(Sept 25) We were a little unsure where we wanted to head after Cojo. I needed to be back in the Bay Area by Oct 1st for a friend’s wedding and Dave would need to find a place to anchor the boat where it was both cheap (or free) to stay and where it would be calm enough for him to work on the boat while anchored. We had originally thought Santa Barbara would be a good idea, except Dave had prior experience anchored in Santa Barbara and it had always been a rough and rolling place to stay. Not exactly ideal.
Our Canadian friends were heading to San Miguel Island in the Santa Barbara channel. Dave had never been there before and wanted to go but we decided that maybe we would sail to Santa Barbara for the night and then head towards Redondo Beach where Dave could anchor for free and I could easily rent a car and head home for a few days. Thus, we’d be missing all of the Santa Barbara Islands.
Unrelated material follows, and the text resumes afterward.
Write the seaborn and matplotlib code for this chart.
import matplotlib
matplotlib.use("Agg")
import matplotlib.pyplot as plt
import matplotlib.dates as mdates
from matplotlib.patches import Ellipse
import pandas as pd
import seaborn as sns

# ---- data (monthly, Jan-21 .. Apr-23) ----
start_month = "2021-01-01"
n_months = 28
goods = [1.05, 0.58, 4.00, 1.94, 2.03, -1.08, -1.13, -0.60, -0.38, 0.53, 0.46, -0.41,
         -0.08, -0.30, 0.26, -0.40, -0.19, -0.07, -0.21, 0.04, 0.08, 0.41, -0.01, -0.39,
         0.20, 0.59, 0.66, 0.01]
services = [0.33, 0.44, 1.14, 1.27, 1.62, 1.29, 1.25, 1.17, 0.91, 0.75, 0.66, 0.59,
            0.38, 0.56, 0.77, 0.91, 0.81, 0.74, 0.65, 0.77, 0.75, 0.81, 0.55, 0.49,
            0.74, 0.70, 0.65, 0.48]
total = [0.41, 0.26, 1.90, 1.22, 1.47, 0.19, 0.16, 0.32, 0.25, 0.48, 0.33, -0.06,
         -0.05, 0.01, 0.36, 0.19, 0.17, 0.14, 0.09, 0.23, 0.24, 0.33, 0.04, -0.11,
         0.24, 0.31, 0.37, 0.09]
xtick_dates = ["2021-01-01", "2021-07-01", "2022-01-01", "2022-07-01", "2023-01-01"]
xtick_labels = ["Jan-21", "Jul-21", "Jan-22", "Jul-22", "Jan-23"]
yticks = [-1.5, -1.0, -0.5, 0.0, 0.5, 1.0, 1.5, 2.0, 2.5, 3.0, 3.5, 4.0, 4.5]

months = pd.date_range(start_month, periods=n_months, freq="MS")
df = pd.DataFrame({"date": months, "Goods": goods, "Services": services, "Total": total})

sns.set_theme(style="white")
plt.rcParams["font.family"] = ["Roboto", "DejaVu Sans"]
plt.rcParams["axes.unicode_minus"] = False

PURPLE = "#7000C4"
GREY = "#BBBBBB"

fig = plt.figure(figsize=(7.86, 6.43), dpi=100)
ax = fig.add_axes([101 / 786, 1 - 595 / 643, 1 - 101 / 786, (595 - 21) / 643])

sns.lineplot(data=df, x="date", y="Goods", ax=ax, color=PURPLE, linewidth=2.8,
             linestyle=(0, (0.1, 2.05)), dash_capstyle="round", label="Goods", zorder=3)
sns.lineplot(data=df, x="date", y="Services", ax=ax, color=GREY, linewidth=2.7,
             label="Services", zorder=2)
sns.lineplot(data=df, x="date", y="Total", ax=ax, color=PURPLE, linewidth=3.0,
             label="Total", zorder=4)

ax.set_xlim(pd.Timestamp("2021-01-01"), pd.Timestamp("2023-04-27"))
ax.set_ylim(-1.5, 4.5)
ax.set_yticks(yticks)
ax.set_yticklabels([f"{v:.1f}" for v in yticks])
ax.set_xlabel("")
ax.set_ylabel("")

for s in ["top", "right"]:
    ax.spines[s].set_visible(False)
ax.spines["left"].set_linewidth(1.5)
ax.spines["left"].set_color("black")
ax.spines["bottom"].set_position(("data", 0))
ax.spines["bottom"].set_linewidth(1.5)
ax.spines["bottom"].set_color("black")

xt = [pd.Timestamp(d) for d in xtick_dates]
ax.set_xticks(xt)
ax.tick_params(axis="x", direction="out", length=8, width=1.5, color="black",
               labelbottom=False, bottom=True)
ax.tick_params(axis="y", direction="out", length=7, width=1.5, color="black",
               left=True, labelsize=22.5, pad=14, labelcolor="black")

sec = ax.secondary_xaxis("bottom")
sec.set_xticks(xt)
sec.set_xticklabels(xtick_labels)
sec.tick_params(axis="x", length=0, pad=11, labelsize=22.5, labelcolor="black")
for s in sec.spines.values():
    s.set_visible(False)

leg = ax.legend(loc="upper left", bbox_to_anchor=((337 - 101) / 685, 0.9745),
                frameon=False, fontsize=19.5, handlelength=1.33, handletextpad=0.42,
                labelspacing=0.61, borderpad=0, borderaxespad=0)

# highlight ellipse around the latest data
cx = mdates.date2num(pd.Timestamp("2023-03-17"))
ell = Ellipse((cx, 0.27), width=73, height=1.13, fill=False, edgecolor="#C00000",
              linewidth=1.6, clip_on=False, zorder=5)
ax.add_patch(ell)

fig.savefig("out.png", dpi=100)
However, part way towards Santa Barbara, the winds shifted from the west to the southeast, so we altered course and headed towards Santa Cruz Island is the hopes that we could sail and not listen to the motor for another eight hours. Everything was quite lovely until the winds really picked up halfway through us crossing the shipping channel. We went from about 10-15 kts of wind to 25-30 kts. We reefed the mainsail and only put out a tiny bit of the headsail (jib). I couldn’t keep up with the weatherhelm (makes the boat hard to steer), so Dave took over. Even though I wasn’t keen on the high winds and the large waves hitting us on our beam, I had to admit we were making good time sailing across the channel; that was, until a large tanker called us on the radio and requested that we change course since he was heading straight for us (miles away still, but they move fast!). We thought we’d head down wind and let him pass us on the starboard side, but after Dave hung up he realized we’d be losing a lot of ground, so we sailed into the wind and Dave took the mainsail down completely and once the tanker passed we motored the remaining five miles into Forney’s Cove (west side of Santa Cruz Island). Believe me, that last sentence doesn’t really describe the struggle we had to get the sail down. This is not the fun part of sailing.
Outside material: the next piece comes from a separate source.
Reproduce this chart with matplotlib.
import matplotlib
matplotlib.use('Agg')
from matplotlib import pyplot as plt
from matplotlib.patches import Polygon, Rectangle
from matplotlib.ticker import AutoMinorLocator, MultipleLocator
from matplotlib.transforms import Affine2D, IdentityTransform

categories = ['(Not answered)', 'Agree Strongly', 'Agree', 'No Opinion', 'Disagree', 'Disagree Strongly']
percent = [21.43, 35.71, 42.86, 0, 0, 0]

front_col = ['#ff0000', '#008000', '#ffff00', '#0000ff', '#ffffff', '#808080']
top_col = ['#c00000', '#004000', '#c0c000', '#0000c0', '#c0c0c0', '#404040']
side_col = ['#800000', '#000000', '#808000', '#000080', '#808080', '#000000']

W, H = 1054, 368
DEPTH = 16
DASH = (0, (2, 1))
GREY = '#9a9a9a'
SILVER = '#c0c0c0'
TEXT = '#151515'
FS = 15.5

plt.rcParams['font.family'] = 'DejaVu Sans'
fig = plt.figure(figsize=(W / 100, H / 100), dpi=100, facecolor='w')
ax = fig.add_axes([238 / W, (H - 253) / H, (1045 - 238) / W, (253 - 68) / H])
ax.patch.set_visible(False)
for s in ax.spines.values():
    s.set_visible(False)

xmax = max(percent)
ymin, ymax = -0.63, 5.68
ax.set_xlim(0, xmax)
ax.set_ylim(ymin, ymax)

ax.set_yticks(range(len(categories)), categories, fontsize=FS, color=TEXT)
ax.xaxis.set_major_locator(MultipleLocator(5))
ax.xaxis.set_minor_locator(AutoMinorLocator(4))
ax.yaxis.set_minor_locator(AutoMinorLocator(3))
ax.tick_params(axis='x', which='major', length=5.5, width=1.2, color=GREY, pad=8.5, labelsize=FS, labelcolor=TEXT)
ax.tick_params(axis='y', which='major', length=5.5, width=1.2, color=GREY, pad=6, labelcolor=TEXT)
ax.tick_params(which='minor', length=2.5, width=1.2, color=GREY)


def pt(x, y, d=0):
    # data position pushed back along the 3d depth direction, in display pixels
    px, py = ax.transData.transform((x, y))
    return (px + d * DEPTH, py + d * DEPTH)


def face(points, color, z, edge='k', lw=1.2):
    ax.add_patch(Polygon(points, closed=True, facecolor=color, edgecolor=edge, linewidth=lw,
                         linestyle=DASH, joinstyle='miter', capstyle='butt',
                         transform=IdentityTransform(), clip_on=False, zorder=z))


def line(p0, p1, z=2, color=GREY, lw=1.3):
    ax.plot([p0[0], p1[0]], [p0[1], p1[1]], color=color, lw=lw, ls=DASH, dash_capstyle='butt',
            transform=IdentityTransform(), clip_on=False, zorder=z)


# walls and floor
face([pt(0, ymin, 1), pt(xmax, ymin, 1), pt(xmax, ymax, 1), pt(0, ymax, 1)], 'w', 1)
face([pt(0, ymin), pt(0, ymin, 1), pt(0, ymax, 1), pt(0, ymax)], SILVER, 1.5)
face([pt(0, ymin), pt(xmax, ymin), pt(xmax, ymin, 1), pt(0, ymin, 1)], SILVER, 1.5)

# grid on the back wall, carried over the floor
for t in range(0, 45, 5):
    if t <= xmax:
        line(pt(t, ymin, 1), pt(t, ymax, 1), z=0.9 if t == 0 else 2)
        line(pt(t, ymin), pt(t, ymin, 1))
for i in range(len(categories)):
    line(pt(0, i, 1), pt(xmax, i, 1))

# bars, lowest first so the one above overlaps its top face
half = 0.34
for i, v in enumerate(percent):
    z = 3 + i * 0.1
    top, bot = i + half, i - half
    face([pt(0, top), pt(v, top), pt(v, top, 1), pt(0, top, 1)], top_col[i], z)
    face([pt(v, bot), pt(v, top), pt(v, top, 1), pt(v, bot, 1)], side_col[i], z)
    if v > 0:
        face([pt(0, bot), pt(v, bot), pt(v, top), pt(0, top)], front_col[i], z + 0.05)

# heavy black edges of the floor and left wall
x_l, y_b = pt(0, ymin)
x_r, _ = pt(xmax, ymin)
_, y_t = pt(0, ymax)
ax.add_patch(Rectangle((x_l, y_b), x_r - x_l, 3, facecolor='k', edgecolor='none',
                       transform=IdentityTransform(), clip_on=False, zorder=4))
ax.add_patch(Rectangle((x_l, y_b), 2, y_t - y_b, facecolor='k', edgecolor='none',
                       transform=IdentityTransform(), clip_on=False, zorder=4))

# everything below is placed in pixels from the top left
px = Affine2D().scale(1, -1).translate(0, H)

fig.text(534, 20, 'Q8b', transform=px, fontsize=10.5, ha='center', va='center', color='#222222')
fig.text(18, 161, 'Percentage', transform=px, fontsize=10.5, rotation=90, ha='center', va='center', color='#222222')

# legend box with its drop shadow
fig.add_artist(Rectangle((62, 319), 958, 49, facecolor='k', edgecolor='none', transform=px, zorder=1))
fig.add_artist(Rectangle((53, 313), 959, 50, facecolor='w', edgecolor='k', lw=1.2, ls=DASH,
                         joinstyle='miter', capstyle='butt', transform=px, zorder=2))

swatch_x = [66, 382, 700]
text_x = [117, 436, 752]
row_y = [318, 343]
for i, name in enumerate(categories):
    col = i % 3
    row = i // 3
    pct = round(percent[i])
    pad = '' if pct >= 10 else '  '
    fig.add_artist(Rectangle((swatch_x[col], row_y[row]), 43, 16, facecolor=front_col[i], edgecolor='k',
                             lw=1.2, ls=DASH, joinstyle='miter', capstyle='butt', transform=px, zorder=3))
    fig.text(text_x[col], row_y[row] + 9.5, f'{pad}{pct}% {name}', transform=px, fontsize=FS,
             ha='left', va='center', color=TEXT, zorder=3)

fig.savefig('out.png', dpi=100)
Even though we were motoring and five miles doesn’t seem like much, we still had another couple of hours ahead of us at least. At 7pm I was praying for the sun to give us 30 more minutes of light so we could get around the point of the island and into the anchorage. Between the winds and the waves and the tanker and coming into an unknown anchorage at dusk, I was pretty much done. Even with the promise of mac n’ cheese from the Capt (my favorite), I was still unhappy with the day and couldn’t wait to get somewhere calm and sunny.
Thank goodness the next two days were smooth. I think Dave was afraid I was going to get to the mainland, head home and never return.
Santa Cruz Island is completely uninhabited and unless you have a special permit, you can’t go ashore. Which was fine by us, because we were ready to leave the rolling in Forney’s Cove and head along the south side of the island towards Smuggler’s Cove on the east side of the island. The sun was out for the entire sail. Dave and I even spent some time sun bathing on the bow of the boat and just enjoyed the quiet sail. M seasickness had subsided enough that I was even able to play some board games on deck with the Capt and finish up the second volume of the Harry Potter books (thanks to Boomie for letting me borrow all seven books for the trip!). Eventually there wasn’t enough wind to keep the headsail full, so Dave tried the spinnaker for a while. He attempted to use our boat hook pole as a whisker pole to keep the spinnaker out and filled with wind, but it kept working its way free.
Boat Hook as a whisker pole for the spinnaker (L); Boat hook NOT working as a whisker pole for the spinnaker (R).
Smuggler’s Cove is a super, well—protected anchorage, so we had an excellent, and much-needed, full night’s rest.
(Sept 27) We headed out of Smuggler’s around 7:30am and into the blinding sunlight towards the mainland. Our goal was to hit Malibu/Pt. Dume about 40 NM away before sundown. We had to pass along the coast of Anacapa Island and got to see the famous Arch Rock. Although we motored about 90% of our trip past the island and towards Malibu, it was still a lovely day. Lots of sunshine…more sun bathing. THIS is what I had expected more of our trip to be like! I know we’re not in Mexico yet, but you gotta give a girl SOME sunshine every once in a while!! 🙂
Santa Cruz Island scenery (top Left); Capt Dave relaxing at anchor in Smuggler’s Cove (top Right); Anacapa Island’s Arch Rock (bottom)
We made it to Pt. Dume/Paradise Cove by 4:30pm and contemplated going ashore, but then decided we’d just make dinner and hang out up top in the cockpit and enjoy the sunset.